Comme on dit, toute chose étant égale par ailleurs, on peut bien féliciter nos amis « contracteurs » et les agents immobiliers qu’on connaît, de vrais enjeux demeurent en habitation.
Quels sont-ils ?
Au premier chef, l’endettement.
Petit à petit, pernicieusement, subtilement, le crédit gruge des parts du budget de dépenser du public.
À coups de prêts hypothécaires normaux à rembourser sur lesquels viendront s’ajouter le remboursement d’un prêt garanti par la SCHL et le rapatriement des sommes empruntées dans son propre REÉR, ça va commencer à être lourd pour certains.
S’ajoutera une augmentation des mensualités en raison de la hausse inévitable des taux d’intérêts, lesquels devraient se stabiliser, selon tous les observateurs, autour de 3,5 à 5 % d’ici peu de temps.
L’endettement total des ménages (dettes hypothécaires sur la résidence principale, la maison de villégiature, dettes de consommation comprenant des soldes de cartes de crédit et des marges de crédit personnelles, des factures impayées, y compris parfois les impôts) va nous affecter, selon moi, de manière bien plus lourde de conséquences que vont nous profiter les conditions favorisant l’accès à la propriété annoncées par le gouvernement libéral.
La dette des ménages canadiens de plus de 2 000 milliards de dollars est constituée à 75 % de prêts hypothécaires.
Ce qui est ironique, c’est de constater que la clientèle que prétend vouloir aider l’État fédéral avec ces mesures est déjà celle où l’on constate le niveau d’endettement le plus élevé, soit les jeunes familles avec enfants. De fait, plus de 60 % de la dette des ménages était imputable aux moins de 45 ans, et près de la moitié aux couples avec enfants.
Au deuxième chef de nos préoccupations arrive l’état des logements.
Le budget fédéral ne contient aucune mesure pour aider les propriétaires de logements à moderniser leur patrimoine bâti.
Il s’en suit une dégradation des bâtiments résidentiels qui finissent par céder face à l’attraction des maisons neuves.
Notre économie, notre société et notre planète gagneraient pourtant à ne construire de nouvelles maisons que lorsqu’il y a un manque d’espace pour loger tout le monde. Ce n’est pas ce qui se produit.
On délaisse plutôt que d’améliorer l’existant. On abandonne plutôt que d’approcher l’habitation avec des vertus de constance et de durabilité. On recommence à zéro.
Or, plus les propriétés des villes-centres du Québec se videront, plus la congestion routière augmentera avec les pertes de productivité et de qualité de vie qu’une telle escalade génère.

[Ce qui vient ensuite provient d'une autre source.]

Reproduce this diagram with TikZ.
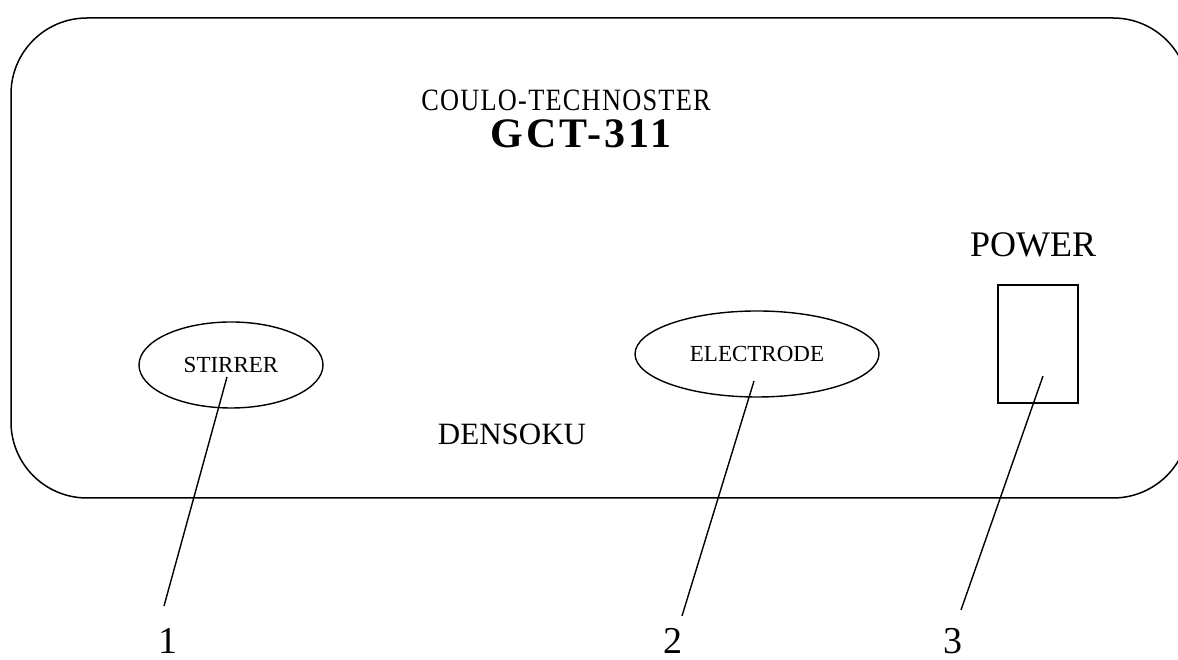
\documentclass[tikz,border=0pt]{standalone}
\usepackage{fontspec}
\setmainfont{Liberation Serif}
\usetikzlibrary{shapes.geometric,positioning}

\begin{document}
\begin{tikzpicture}[
  x=1pt, y=1pt,
  panel/.style={draw, line width=1.5pt, rounded corners=76pt},
  caption/.style={anchor=base, inner sep=0pt},
  knob/.style={draw, ellipse, line width=1.4pt, inner sep=0pt, font=\fontsize{23}{23}\selectfont},
  switchbox/.style={draw, rectangle, line width=1.4pt, minimum width=80pt, minimum height=118pt},
  lead/.style={line width=1.4pt},
  num/.style={anchor=base, inner sep=0pt, font=\fontsize{38}{38}\selectfont}
]
\useasboundingbox (0,0) rectangle (1178,660);
\clip (0,0) rectangle (1178,660);
\draw[panel] (11,162) rectangle (1189,642);

\node[caption, font=\fontsize{31}{31}\selectfont\addfontfeatures{FakeStretch=0.85,LetterSpace=4}] (maker) at (566,549) {COULO-TECHNOSTER};
\node[caption, font=\fontsize{42}{42}\selectfont\bfseries\addfontfeatures{LetterSpace=8}] (model) at (581,512) {GCT-311};
\node[caption, font=\fontsize{31}{31}\selectfont] (brand) at (512,215) {DENSOKU};
\node[caption, font=\fontsize{36}{36}\selectfont] (powerlabel) at (1033,403) {POWER};

\node[knob, minimum width=184pt, minimum height=86pt] (stirrer) at (231,295) {STIRRER};
\node[knob, minimum width=244pt, minimum height=86pt] (electrode) at (757,306) {ELECTRODE};
\node[switchbox] (power) at (1038,316) {};

\coordinate (s1) at (227,283);
\coordinate (s2) at (754,279);
\coordinate (s3) at (1043,284);
\coordinate (e1) at (164,54);
\coordinate (e2) at (682,44);
\coordinate (e3) at (961,50);

\draw[lead] (s1) -- (e1);
\draw[lead] (s2) -- (e2);
\draw[lead] (s3) -- (e3);

\node[num] (n1) at (168,6) {1};
\node[num] (n2) at (673,6) {2};
\node[num] (n3) at (953,6) {3};
\end{tikzpicture}
\end{document}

Le recours au crédit et le goût du neuf sont certes indispensables à un train de vie moderne. L’aspiration d’accéder à la propriété est légitime et fait partie de notre culture, d’autant que les prix des logements montent généralement plus vite que le revenu.
En revanche, un endettement élevé et un développement non contrôlé de nos agglomérations peuvent cependant rendre à la fois les citoyens et la vie socio-économique vulnérables : un trop fort désir d’accéder à la propriété, combiné à la hausse des prix hypothécaires ne peuvent que faire accroître l’endettement des ménages et nuire, à terme, à leur capacité d’acheter dans nos quincailleries et ailleurs.